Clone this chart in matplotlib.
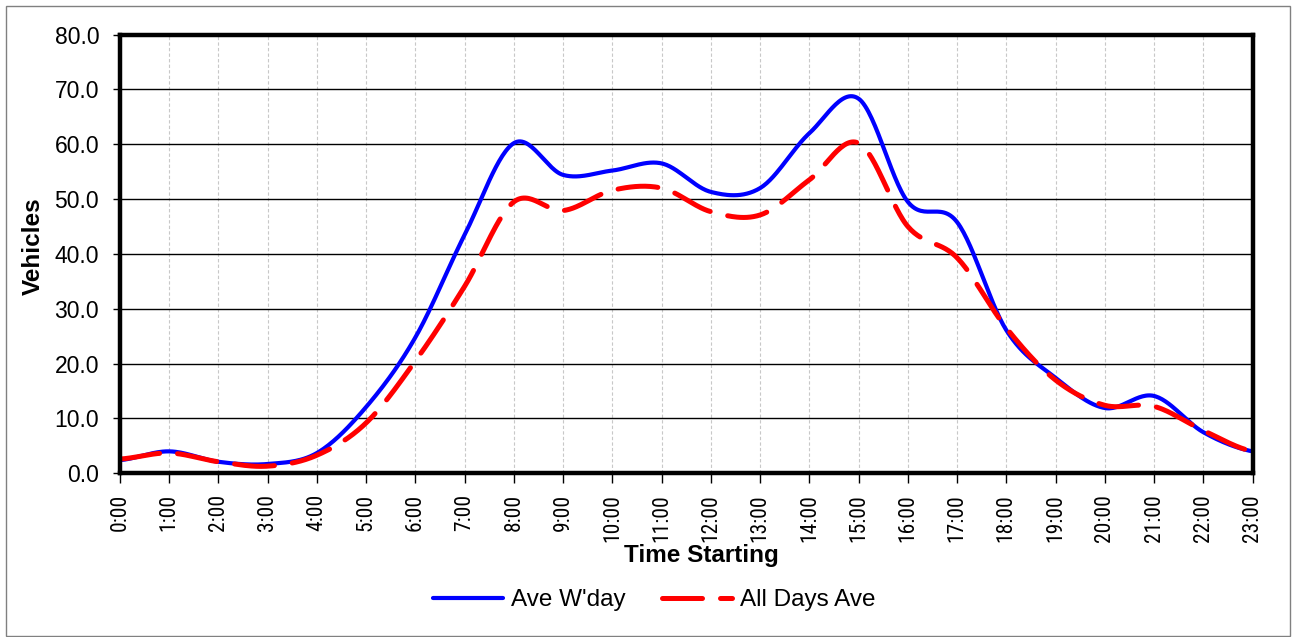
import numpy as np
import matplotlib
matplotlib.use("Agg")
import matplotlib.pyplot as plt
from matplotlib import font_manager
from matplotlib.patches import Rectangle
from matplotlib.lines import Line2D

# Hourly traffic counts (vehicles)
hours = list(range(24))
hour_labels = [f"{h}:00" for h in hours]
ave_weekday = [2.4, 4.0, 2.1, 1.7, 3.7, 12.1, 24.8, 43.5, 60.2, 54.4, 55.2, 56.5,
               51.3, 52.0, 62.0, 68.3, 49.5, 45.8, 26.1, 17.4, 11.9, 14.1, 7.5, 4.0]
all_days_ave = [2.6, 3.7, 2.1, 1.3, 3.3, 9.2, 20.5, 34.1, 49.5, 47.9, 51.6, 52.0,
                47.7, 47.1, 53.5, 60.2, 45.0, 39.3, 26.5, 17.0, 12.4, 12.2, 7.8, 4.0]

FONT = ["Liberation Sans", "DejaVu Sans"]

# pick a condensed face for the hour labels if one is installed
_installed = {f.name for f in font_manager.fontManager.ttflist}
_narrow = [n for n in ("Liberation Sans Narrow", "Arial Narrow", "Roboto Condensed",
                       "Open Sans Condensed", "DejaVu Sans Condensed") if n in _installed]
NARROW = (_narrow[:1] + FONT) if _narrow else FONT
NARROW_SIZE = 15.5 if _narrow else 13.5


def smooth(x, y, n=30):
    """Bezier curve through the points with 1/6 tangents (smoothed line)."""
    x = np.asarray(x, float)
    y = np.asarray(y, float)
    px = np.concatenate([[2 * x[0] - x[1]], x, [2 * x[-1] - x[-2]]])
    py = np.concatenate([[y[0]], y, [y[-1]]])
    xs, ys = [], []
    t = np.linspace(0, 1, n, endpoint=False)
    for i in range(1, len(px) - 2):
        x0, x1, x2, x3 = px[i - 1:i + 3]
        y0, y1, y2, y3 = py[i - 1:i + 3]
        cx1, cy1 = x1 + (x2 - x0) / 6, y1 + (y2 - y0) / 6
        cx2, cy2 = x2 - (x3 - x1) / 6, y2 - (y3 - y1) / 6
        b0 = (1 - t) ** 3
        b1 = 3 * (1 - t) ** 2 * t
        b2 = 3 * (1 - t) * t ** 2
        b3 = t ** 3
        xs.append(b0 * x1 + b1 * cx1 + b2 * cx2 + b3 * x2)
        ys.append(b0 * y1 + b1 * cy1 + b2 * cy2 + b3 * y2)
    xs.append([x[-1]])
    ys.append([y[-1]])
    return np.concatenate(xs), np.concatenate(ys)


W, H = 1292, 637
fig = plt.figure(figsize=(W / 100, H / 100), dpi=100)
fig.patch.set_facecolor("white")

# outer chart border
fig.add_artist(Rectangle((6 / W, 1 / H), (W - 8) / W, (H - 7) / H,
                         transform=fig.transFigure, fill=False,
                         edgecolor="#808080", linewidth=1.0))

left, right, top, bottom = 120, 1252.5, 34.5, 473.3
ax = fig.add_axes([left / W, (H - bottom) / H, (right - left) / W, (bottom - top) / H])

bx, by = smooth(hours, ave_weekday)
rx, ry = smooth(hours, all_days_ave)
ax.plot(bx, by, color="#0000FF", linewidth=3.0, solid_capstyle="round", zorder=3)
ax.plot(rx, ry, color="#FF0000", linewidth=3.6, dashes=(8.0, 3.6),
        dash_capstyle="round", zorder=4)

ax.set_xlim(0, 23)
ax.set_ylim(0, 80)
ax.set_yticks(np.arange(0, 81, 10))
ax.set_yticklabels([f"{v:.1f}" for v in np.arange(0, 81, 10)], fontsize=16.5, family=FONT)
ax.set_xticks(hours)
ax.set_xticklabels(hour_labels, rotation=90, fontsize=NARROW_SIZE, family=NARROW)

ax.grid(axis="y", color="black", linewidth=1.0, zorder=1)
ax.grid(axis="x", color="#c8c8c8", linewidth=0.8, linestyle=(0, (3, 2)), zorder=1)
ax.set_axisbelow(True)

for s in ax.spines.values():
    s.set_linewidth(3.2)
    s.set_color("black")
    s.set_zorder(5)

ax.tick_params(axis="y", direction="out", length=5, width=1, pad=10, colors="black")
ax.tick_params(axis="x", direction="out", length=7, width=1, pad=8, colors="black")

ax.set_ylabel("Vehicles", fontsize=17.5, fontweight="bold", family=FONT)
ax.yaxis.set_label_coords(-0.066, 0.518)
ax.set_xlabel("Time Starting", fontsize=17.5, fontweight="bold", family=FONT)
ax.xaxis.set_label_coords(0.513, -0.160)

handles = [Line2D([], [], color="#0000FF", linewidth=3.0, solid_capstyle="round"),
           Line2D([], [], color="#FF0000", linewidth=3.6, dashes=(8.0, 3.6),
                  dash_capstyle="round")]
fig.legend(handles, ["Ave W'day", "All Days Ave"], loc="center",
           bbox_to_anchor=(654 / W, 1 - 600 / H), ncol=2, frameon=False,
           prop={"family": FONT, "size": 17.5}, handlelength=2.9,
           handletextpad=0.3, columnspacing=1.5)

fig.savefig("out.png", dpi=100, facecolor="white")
########################################
From the data above, copy each line where the string "matplotlib" appears.

→ **Final answer**:
Clone this chart in matplotlib.
import matplotlib
matplotlib.use("Agg")
import matplotlib.pyplot as plt
from matplotlib import font_manager
from matplotlib.patches import Rectangle
from matplotlib.lines import Line2D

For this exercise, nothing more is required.